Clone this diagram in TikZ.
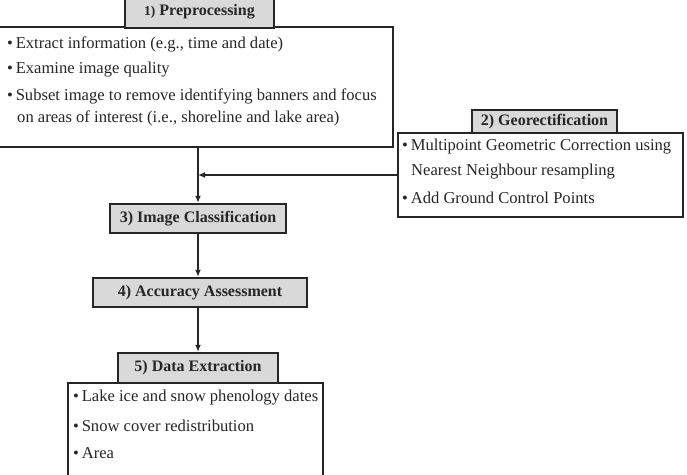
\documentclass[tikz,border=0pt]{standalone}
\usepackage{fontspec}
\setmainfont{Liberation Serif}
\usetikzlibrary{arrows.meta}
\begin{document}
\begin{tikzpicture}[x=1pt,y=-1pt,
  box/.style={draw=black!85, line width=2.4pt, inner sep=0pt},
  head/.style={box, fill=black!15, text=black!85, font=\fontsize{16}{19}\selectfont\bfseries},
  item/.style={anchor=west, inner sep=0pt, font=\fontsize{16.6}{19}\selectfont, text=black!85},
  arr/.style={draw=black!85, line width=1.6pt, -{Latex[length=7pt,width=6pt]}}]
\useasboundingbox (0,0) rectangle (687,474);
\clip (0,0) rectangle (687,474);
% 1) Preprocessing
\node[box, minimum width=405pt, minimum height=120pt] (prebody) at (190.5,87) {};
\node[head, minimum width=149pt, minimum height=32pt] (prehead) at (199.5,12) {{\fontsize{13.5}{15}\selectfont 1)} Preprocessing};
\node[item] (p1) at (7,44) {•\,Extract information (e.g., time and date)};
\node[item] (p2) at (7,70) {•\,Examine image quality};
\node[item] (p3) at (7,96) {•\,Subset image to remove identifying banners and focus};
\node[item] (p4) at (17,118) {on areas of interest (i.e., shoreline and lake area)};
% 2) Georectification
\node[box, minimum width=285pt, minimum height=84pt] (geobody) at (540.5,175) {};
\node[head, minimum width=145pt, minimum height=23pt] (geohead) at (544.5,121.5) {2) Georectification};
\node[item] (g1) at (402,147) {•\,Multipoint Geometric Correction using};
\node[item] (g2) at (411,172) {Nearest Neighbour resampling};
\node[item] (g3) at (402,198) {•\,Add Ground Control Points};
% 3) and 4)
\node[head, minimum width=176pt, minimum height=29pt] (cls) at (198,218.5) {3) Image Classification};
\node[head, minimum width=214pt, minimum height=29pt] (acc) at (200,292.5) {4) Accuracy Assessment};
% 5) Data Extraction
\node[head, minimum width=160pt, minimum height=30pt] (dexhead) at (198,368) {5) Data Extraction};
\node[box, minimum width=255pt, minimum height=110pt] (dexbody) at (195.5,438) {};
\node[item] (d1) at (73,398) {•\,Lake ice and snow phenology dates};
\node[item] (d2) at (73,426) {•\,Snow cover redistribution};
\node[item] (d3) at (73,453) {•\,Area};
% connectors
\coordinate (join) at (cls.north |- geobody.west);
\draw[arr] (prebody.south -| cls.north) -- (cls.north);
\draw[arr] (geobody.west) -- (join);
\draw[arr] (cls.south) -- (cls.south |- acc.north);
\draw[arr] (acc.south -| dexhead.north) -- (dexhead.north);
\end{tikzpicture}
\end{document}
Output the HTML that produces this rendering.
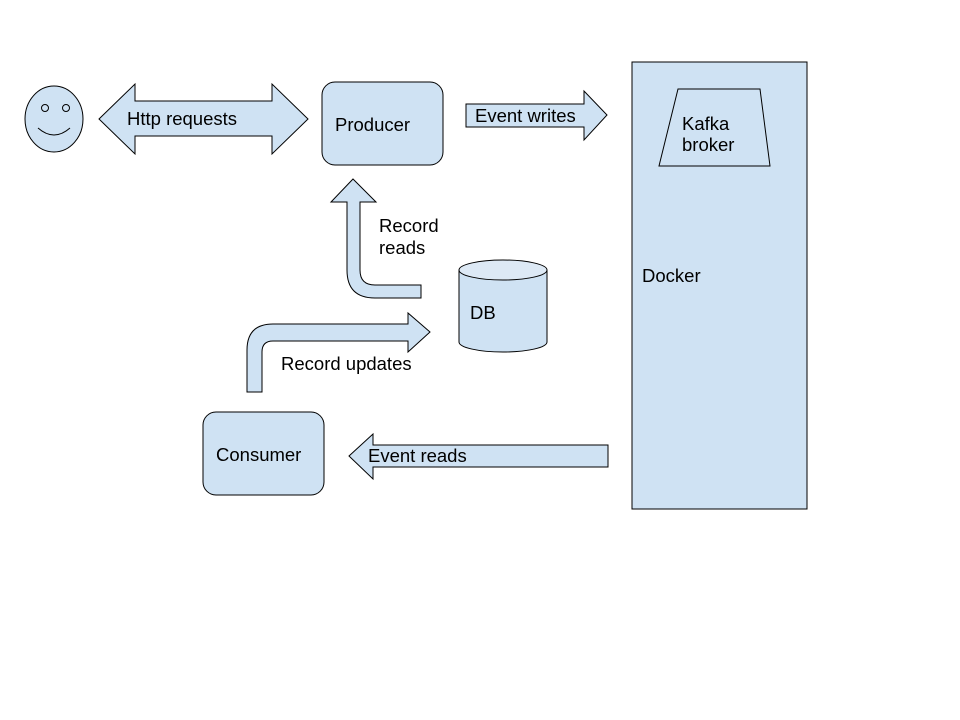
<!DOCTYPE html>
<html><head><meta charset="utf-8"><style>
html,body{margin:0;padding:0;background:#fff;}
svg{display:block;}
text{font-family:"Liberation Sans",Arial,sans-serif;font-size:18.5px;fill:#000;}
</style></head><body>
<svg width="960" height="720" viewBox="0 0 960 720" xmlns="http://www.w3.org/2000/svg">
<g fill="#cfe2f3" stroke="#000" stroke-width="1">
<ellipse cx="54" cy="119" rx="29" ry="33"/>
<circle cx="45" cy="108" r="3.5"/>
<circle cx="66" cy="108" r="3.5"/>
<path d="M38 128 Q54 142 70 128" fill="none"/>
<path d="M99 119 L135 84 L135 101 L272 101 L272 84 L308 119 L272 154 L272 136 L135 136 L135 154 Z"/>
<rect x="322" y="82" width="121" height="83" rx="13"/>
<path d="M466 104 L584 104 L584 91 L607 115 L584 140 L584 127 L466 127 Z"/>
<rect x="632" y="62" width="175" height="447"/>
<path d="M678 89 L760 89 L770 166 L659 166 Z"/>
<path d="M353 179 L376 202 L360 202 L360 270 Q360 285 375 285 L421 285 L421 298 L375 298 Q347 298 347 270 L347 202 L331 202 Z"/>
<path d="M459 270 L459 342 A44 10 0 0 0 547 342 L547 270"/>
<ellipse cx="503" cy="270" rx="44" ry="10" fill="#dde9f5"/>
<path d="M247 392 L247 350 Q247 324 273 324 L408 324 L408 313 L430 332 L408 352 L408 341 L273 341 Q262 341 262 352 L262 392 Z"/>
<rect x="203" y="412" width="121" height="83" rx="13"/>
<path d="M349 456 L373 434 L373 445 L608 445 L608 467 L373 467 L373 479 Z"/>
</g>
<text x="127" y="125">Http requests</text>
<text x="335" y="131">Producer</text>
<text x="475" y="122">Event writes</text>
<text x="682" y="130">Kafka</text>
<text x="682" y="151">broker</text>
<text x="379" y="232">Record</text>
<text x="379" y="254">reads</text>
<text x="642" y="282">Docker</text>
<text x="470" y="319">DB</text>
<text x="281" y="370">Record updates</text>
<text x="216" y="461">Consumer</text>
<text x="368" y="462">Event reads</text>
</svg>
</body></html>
======
▶ **Short problem**: Reproduce all of the data exactly, omitting each picture it holds.

▶ **Solution to this problem**:
Clone this diagram in TikZ.
\documentclass[tikz,border=0pt]{standalone}
\usepackage{fontspec}
\setmainfont{Liberation Serif}
\usetikzlibrary{arrows.meta}
\begin{document}
\begin{tikzpicture}[x=1pt,y=-1pt,
  box/.style={draw=black!85, line width=2.4pt, inner sep=0pt},
  head/.style={box, fill=black!15, text=black!85, font=\fontsize{16}{19}\selectfont\bfseries},
  item/.style={anchor=west, inner sep=0pt, font=\fontsize{16.6}{19}\selectfont, text=black!85},
  arr/.style={draw=black!85, line width=1.6pt, -{Latex[length=7pt,width=6pt]}}]
\useasboundingbox (0,0) rectangle (687,474);
\clip (0,0) rectangle (687,474);
% 1) Preprocessing
\node[box, minimum width=405pt, minimum height=120pt] (prebody) at (190.5,87) {};
\node[head, minimum width=149pt, minimum height=32pt] (prehead) at (199.5,12) {{\fontsize{13.5}{15}\selectfont 1)} Preprocessing};
\node[item] (p1) at (7,44) {•\,Extract information (e.g., time and date)};
\node[item] (p2) at (7,70) {•\,Examine image quality};
\node[item] (p3) at (7,96) {•\,Subset image to remove identifying banners and focus};
\node[item] (p4) at (17,118) {on areas of interest (i.e., shoreline and lake area)};
% 2) Georectification
\node[box, minimum width=285pt, minimum height=84pt] (geobody) at (540.5,175) {};
\node[head, minimum width=145pt, minimum height=23pt] (geohead) at (544.5,121.5) {2) Georectification};
\node[item] (g1) at (402,147) {•\,Multipoint Geometric Correction using};
\node[item] (g2) at (411,172) {Nearest Neighbour resampling};
\node[item] (g3) at (402,198) {•\,Add Ground Control Points};
% 3) and 4)
\node[head, minimum width=176pt, minimum height=29pt] (cls) at (198,218.5) {3) Image Classification};
\node[head, minimum width=214pt, minimum height=29pt] (acc) at (200,292.5) {4) Accuracy Assessment};
% 5) Data Extraction
\node[head, minimum width=160pt, minimum height=30pt] (dexhead) at (198,368) {5) Data Extraction};
\node[box, minimum width=255pt, minimum height=110pt] (dexbody) at (195.5,438) {};
\node[item] (d1) at (73,398) {•\,Lake ice and snow phenology dates};
\node[item] (d2) at (73,426) {•\,Snow cover redistribution};
\node[item] (d3) at (73,453) {•\,Area};
% connectors
\coordinate (join) at (cls.north |- geobody.west);
\draw[arr] (prebody.south -| cls.north) -- (cls.north);
\draw[arr] (geobody.west) -- (join);
\draw[arr] (cls.south) -- (cls.south |- acc.north);
\draw[arr] (acc.south -| dexhead.north) -- (dexhead.north);
\end{tikzpicture}
\end{document}
Output the HTML that produces this rendering.
<!DOCTYPE html>
<html><head><meta charset="utf-8"><style>
html,body{margin:0;padding:0;background:#fff;}
svg{display:block;}
text{font-family:"Liberation Sans",Arial,sans-serif;font-size:18.5px;fill:#000;}
</style></head><body>
<svg width="960" height="720" viewBox="0 0 960 720" xmlns="http://www.w3.org/2000/svg">
<g fill="#cfe2f3" stroke="#000" stroke-width="1">
<ellipse cx="54" cy="119" rx="29" ry="33"/>
<circle cx="45" cy="108" r="3.5"/>
<circle cx="66" cy="108" r="3.5"/>
<path d="M38 128 Q54 142 70 128" fill="none"/>
<path d="M99 119 L135 84 L135 101 L272 101 L272 84 L308 119 L272 154 L272 136 L135 136 L135 154 Z"/>
<rect x="322" y="82" width="121" height="83" rx="13"/>
<path d="M466 104 L584 104 L584 91 L607 115 L584 140 L584 127 L466 127 Z"/>
<rect x="632" y="62" width="175" height="447"/>
<path d="M678 89 L760 89 L770 166 L659 166 Z"/>
<path d="M353 179 L376 202 L360 202 L360 270 Q360 285 375 285 L421 285 L421 298 L375 298 Q347 298 347 270 L347 202 L331 202 Z"/>
<path d="M459 270 L459 342 A44 10 0 0 0 547 342 L547 270"/>
<ellipse cx="503" cy="270" rx="44" ry="10" fill="#dde9f5"/>
<path d="M247 392 L247 350 Q247 324 273 324 L408 324 L408 313 L430 332 L408 352 L408 341 L273 341 Q262 341 262 352 L262 392 Z"/>
<rect x="203" y="412" width="121" height="83" rx="13"/>
<path d="M349 456 L373 434 L373 445 L608 445 L608 467 L373 467 L373 479 Z"/>
</g>
<text x="127" y="125">Http requests</text>
<text x="335" y="131">Producer</text>
<text x="475" y="122">Event writes</text>
<text x="682" y="130">Kafka</text>
<text x="682" y="151">broker</text>
<text x="379" y="232">Record</text>
<text x="379" y="254">reads</text>
<text x="642" y="282">Docker</text>
<text x="470" y="319">DB</text>
<text x="281" y="370">Record updates</text>
<text x="216" y="461">Consumer</text>
<text x="368" y="462">Event reads</text>
</svg>
</body></html>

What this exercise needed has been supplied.